Unruhige Zeiten für die Deutsche Bank: Während in München der Strafprozess gegen Co-Chef Jürgen Fitschen in die nächste Runde geht, durchsuchen Fahnder am Dienstag die Konzernzentrale in Frankfurt. Einen Zusammenhang mit dem Kirch-Verfahren – das wird rasch klar – hat die Razzia jedoch nicht.
„Die Durchsuchung zielt darauf ab, Beweismittel im Zusammenhang mit Ermittlungen gegen Kunden in Bezug auf bestimmte Wertpapiertransaktionen sicherzustellen“, erklärte ein Konzernsprecher in Frankfurt. „Es sind keine Mitarbeiter der Bank beschuldigt.“
Die Generalstaatsanwaltschaft Frankfurt bestätigte die Durchsuchungen, wollte sich zu Details zunächst aber nicht äußern. Nach übereinstimmenden Berichten der „Bild“-Zeitung (Mittwoch) und des Radiosenders hr-Info geht es um Steuerbetrug durch sogenannte Cum-Ex-Geschäfte. Dabei handelt es sich um den Kauf und Verkauf von Aktien rund um den Dividendenstichtag börsennotierter Unternehmen. Wertpapiere wurden rasch hintereinander zwischen mehreren Beteiligten hin- und hergeschoben. In der Folge wurden mehrfach Bescheinigungen über eigentlich nicht gezahlte Kapitalertragssteuern ausgestellt. Der Staat soll um Milliarden gebracht worden sein. Erst 2012 wurde die Gesetzeslücke geschlossen.
Zu „Cum-Ex“ ermitteln mehrere Staatsanwaltschaften. Laut „Bild“-Zeitung war Anlass der Razzia von Steuerfahndern und Kripo-Beamten in Frankfurt, London und Paris ein Ermittlungsverfahren gegen einen Steueranwalt aus Hessen sowie weitere Beschuldigte wegen des Verdachts der „versuchten mittäterschaftlichen Steuerhinterziehung in besonders schweren Fällen“. Die Deutsche Bank hatte in den vergangenen Jahren immer wieder Besuch von Fahndern: Im Verfahren um Umsatzsteuerbetrug beim Handel mit Luftverschmutzungsrechten (CO2-Zertifikate) wurde die Zentrale der Bank in Frankfurt gleich zweimal durchsucht: im April 2010 und kurz vor Weihnachten 2012.

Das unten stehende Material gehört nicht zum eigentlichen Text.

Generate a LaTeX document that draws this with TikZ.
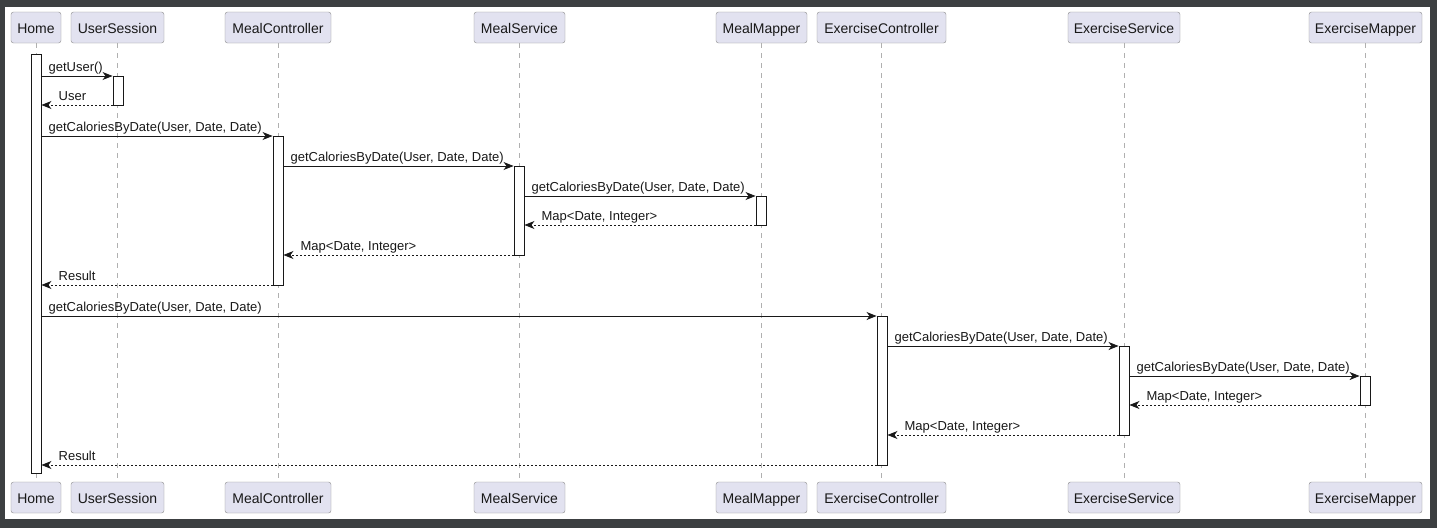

Mit diesem Verfahren hatte die aktuelle Aktion nach Angaben der Generalstaatsanwaltschaft aber nichts zu tun. Sichergestellt wurden bei Durchsuchungen in der Vergangenheit auch Akten, die der Staatsanwaltschaft München als Quelle für ihre Anklage gegen Co-Chef Fitschen und vier ehemalige Top-Manager der Bank im Fall Kirch dienen.
Fitschen steht seit Ende April zusammen mit seinen Vorgängern Josef Ackermann, Rolf Breuer, Ex-Personalvorstand Tessen von Heydebreck und dem ehemaligen Aufsichtsratschef der Deutschen Bank, Clemens Börsig, in München vor Gericht. Der Vorwurf: Die Banker sollen vor vier Jahren im Zivilprozess um Schadenersatzforderungen für die Pleite des Kirch-Medienimperiums versucht haben, Richter durch Falschaussagen zu täuschen. Die Angeklagten haben die Vorwürfe zurückgewiesen. Am vierten Verhandlungstag vor dem Landgericht München am Dienstag befragten die Richter erstmals die Angeklagten detailliert zu den Vorwürfen, Fitschen war allerdings noch nicht an der Reihe. Für den Top-Manager war der Termin vor dem Landgericht München der erste öffentliche Auftritt seit seiner Rücktrittsankündigung am Sonntag. Auf dem Weg in den Gerichtssaal äußerte er sich nicht zu den Gründen für den Schritt.